Once I graduated, and no longer had to read, I tried wanting to read. It was, admittedly, a challenge. If I read one book a year, that was a “success.” (If I count manga/graphic novels, however, then I read a hell of a lot more than one book a year. But that’s a discussion for another time.) Again, I was largely consumed by the digital world, which appealed to my pea-sized attention span.
Then two things happened: books became digitized — which suits how I prefer to consume information these days — and I came to the realization that if I want to become a successful writer, I have to read. Makes sense, right? I can’t be a world-class chef if my palate only has a taste for chicken tenders. Reading as much as I possibly can will turn me into a more well-rounded writer.
In the last two years, I’ve made valiant efforts to read on the regular, but allowed myself to become distracted and give up, especially when I stumbled across books I couldn’t bring myself to finish. (Looking at you, Orange is the New Black. But I suppose that’s what I get for watching its much more interesting television counterpart first.)
I don’t want my passion for reading to wane in 2016. To keep myself in check, I’ve created a reading list for the year. By publishing my list online, I’m upping the ante — readers, please feel free to hold me accountable! I’ll update the list as I complete or start a title, and add to it when I see new books I want to explore. At the end of the year, I’ll see how successful — or not — I was with maintaining my goal.
(Maybe to help myself along, I’ll indulge in a Pizza Hut personal pan pizza with every five books I complete, like back in grade school. Watch that turn into a future blog post about how I have to temporarily give up my reading habit because it’s making me fat. But at least that will mean I’m reading a lot.)
My 2016 Reading List (as of 2/29/16)
Yes, Please by Amy Poehler *Started it on 3/6
Console Wars by Blake J. Harris *in progress, but I should stop dragging it out
Inbound Marketing by Brian Halligan & Dharmesh Shah *in progress; I also want to complete the HubSpot Inbound Marketing course
Thinking About It Only Makes It Worse by David Mitchell
Walking Broad by Bruce Buschel *not to be confused with a certain irreverent Philly sports blog
Service Games: The Rise and Fall of SEGA by Sam Pettus
Moone Boy: The Fish Detective by Chris O’Dowd & Nick Murphy
Battle Royale by Koshun Takami
Wool by Hugh Howey *Thanks to my friend Rezin for this rec
The Miniaturist by J. Burton *Thank you to Emma-Jane for this rec
The Orenda by Joseph Boyden *Another rec from Emma-Jane – thank you
The Expatriates by Janice Y.K. Lee
A Sudden Light by Garth Stein *Highly recommended by Matt – thanks
Between the World and Me by Ta-Nehisi Coates *Another rec from Matt – thanks
The Alchemist by Paulo Coelho *Thank you, Extra Postage Needed
Completed Books (as of 3/7/16)
#Girlboss by Sophia Amoruso — Easy read. Highly recommended for / geared toward high school girls and fresh-out-of-college women who have yet to establish a career. I fall outside of that demographic but it didn’t stop me from enjoying it.
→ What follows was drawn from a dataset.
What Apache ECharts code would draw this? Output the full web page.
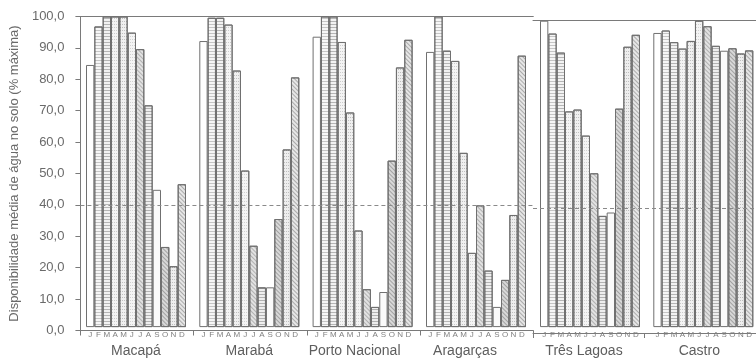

The Song Machine by John Seabrook — An intriguing look at the (predominately Nordic) core of modern pop music. Unfortunately, it did almost lose me a few times, due to a lack of cohesion. (I also wasn’t fond of the writer’s style, whatever it was supposed to be.) Still, if you’re curious about the inner-workings of pop music, read the article on which it’s based instead.
Brooklyn by Colm Tóibín — This was a book that was hard for me to put down. Perfect, it was not, but gripping? Absolutely. I want to see the film version and then do a proper comparison of the two. Meanwhile, I’m considering another Tóibín story down the line — maybe The Master?
Bossypants by Tina Fey — While I expected (and got) some laughs out of this one, I also developed a new-found respect for Ms. Fey. I appreciated her candor as she detailed some of her more trying moments in life (developing a show, becoming a mother). I still think she’s very cool, but now I feel I can relate to her more, beyond being from the same hometown. Granted, I don’t think I’ll ever be as cool as Tina, or emit the levels of coolness she does.
I hope to see a lot more titles under “completed books” come December 31. Hey, I already have four books down. Only ONE more to go for that personal pan pizza! I got this.
The Monday Question
Do you have any book recommendations? As you can tell from my list, I’m more inclined to read non-fiction, but I won’t turn down a good fiction title, either. Share your suggestions in the comments and I’ll add them to my list.
Til next Monday!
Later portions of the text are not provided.